Monday, January 9, 2023

What Is Our Christian Hope in 2023?

Let’s dream a little.  Imagine, if you will, that our nation begins a dramatic shift toward righteousness in 2023. There is nationwide repentance and a renewed commitment to Christ among His people. Human dignity becomes more than a slogan. The unborn are welcomed into life, racial and ethnic injustice is curtailed, marriage is recognized for what God intended it to be, and religious liberty is acknowledged as the cornerstone of all freedoms.

Government supports religious liberty.  Families grow strong and healthy. Economic opportunity and sound fiscal policy join to create widening prosperity.

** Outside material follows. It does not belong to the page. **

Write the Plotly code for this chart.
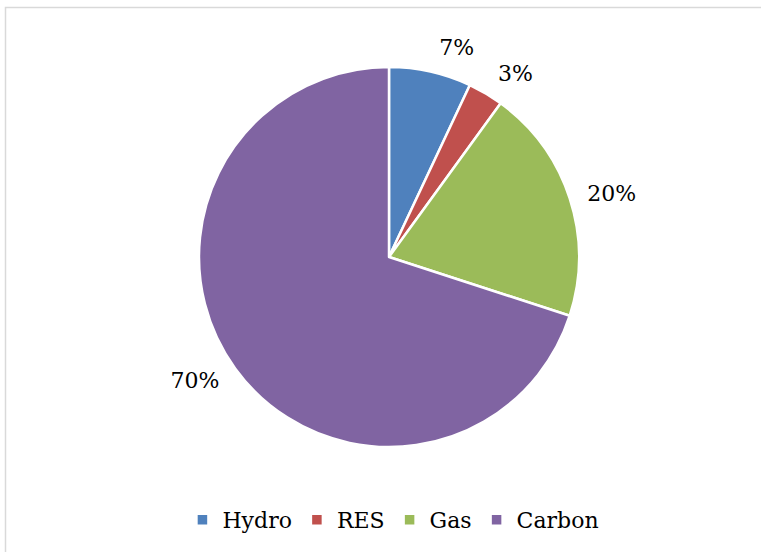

We remedy the drug crisis and criminal violence becomes the extreme exception to a socially peaceful norm.

Now, ask yourself this: Will such a place ever exist? And, if it does, will sin vanish? Will human nature, fallen and, as the prophet Jeremiah described it, “desperately sick” (Jeremiah 17:9), become sweet and full of light? And will the vision of America we have just considered be permanent?

The answer is that such imagine things are merely a dream. This thought-experiment is not intended to deflate hopes for a better nation. We should work and pray to advance those things that reflect God’s desire for America and the world.

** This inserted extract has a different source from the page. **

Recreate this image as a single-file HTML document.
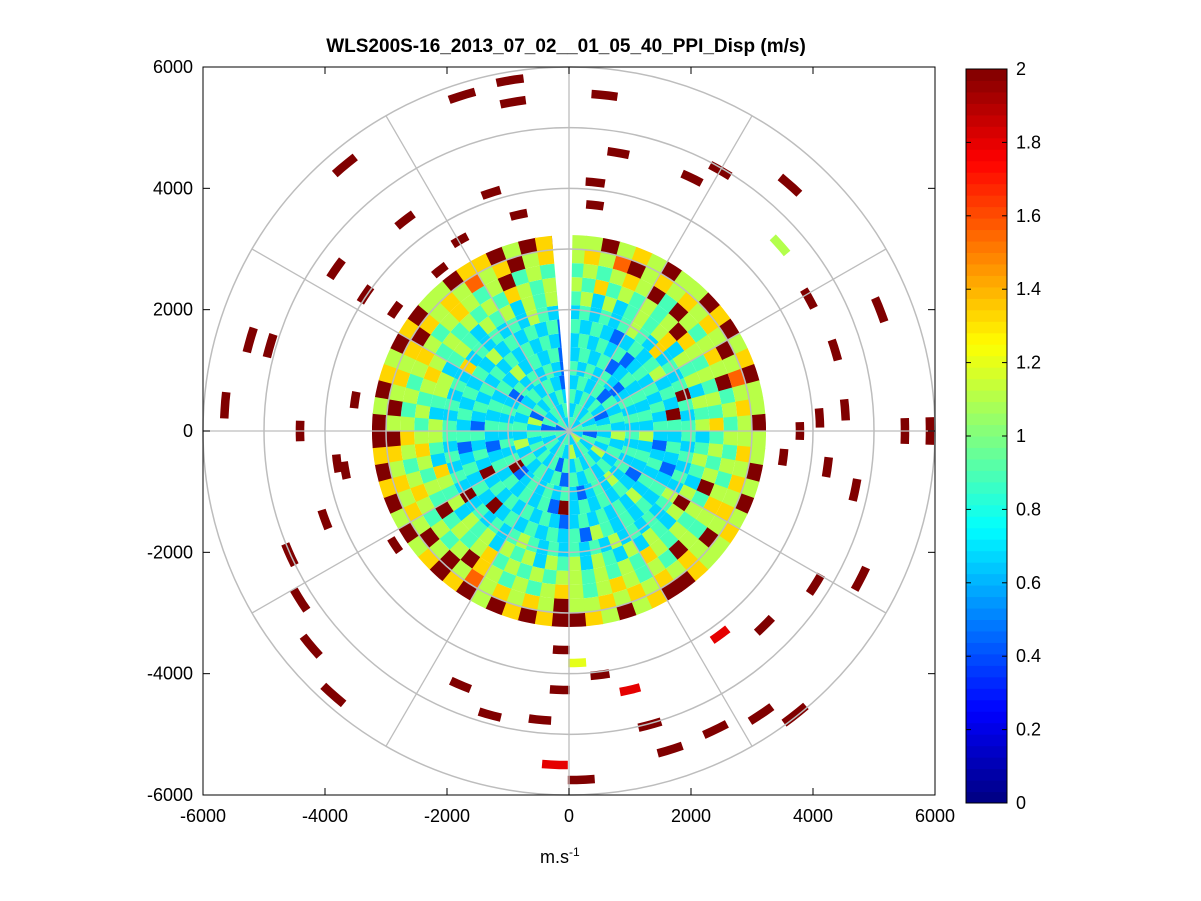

Yet we are mistaken if we think there will ever be a final resolution to the problems we face or that the contentions of our time will one day be only a distant memory.

Human evil is to life in this world what water is to a sponge. It permeates all facets of our beings individually and collectively. This does not mean that everything is sordid and wicked. There is much good to celebrate in many areas of life.

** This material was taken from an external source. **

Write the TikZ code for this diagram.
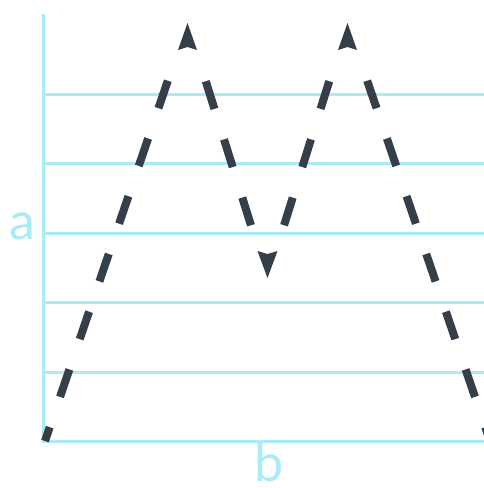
\documentclass[tikz,border=0pt]{standalone}
\usepackage{fontspec}
\setmainfont{Lato}
\usetikzlibrary{calc}
\definecolor{gridc}{HTML}{AAECF6}
\definecolor{dashc}{HTML}{343F4A}
\tikzset{
  gridline/.style={draw=gridc, line width=3pt},
  dashpath/.style={draw=dashc, line width=8pt, dash pattern=on 29pt off 32pt, dash phase=29pt},
  headup/.style={fill=dashc},
  lbl/.style={text=gridc, font=\fontsize{52pt}{52pt}\selectfont, inner sep=0pt},
}
\begin{document}
\begin{tikzpicture}[x=1pt, y=-1pt]
  \useasboundingbox (0,0) rectangle (484,488);
  \begin{scope}
    \clip (0,0) rectangle (484,488);
    % grid
    \draw[gridline] (43,14) -- (43,442.5);
    \foreach \yy in {94,163,233,302,372,441} {
      \draw[gridline] (43,\yy) -- (484,\yy);
    }
    % key points
    \coordinate (p0) at (45,441);
    \coordinate (p1) at (187.5,23);
    \coordinate (p2) at (267.5,278);
    \coordinate (p3) at (347.5,23);
    \coordinate (p4) at (490,441);
    % dashed strokes, each drawn from its apex outward (first dash hidden under the tip)
    \draw[dashpath] ($(p1)!29pt!(p0)$) -- (p0);
    \draw[dashpath] ($(p1)!29pt!(p2)$) -- ($(p2)!29pt!(p1)$);
    \draw[dashpath] ($(p3)!29pt!(p2)$) -- ($(p2)!29pt!(p3)$);
    \draw[dashpath] ($(p3)!29pt!(p4)$) -- (p4);
    % arrowheads
    \fill[headup] (p1) -- ++(9.5,27) -- ++(-9.5,-3) -- ++(-9.5,3) -- cycle;
    \fill[headup] (p3) -- ++(9.5,27) -- ++(-9.5,-3) -- ++(-9.5,3) -- cycle;
    \fill[headup] (p2) -- ++(10,-27) -- ++(-10,3) -- ++(-10,-3) -- cycle;
  \end{scope}
  \node[lbl] (la) at (22,226) {a};
  \node[lbl, anchor=base] (lb) at (269,481) {b};
\end{tikzpicture}
\end{document}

And as followers of the Savior, we have a deep obligation to stand for those things He most values — the sacredness of human life and the justice and liberty that are each person’s God-ordained due. This means ongoing, persistent engagement with all spheres of public life.

However, we cannot forget that sin is both distortive and enduring. It promises and seduces, lying the whole time and turning good gifts into broken ones. For example, sexual intimacy is a great gift. In the context of the covenantal union of one man and one woman, it enables two to become one and provides new generations of God’s image-bearers. Yet from abortion to pornography to sexual abuse and more, what God planned for good man uses for selfishness and harm.  And therefore, we have come to live in the society that we have personally created for ourselves.

On a national scale, America’s great promise can and should be better realized, but perfection this side of heaven will never be our lot. Moreover, a culturally friendly Christianity should never be equated with godliness. Even if the United States were to embrace expressions of orthodox faith and if our cultural institutions — the media, the entertainment industry, public education, the business world, etc. — jettisoned their current allegiance to moral relativism and radical sexual autonomy, sin would remain observant and eager, ready to pounce in ways small and large.

Our goal is not an America that will never be. Nor can it be only a society where we feel at ease and unthreatened, luxuriating in the friendliness of our cultural surroundings. Such a place is inherently deceptive. It urges us to forget the crouching presence of sin and softens the sense of urgency compelled by the gospel.

But, nevertheless, we press on, preserving what little remains in the form of righteousness and goodness, always remembering with the writer of the Book of Hebrews that “here we have no lasting city, but we seek the city that is to come” (13:14).

For the sake of that city and its King, let’s move into 2023 with humble confidence in His eternal victory and a keen sense of our temporal duty to be His instruments here on earth.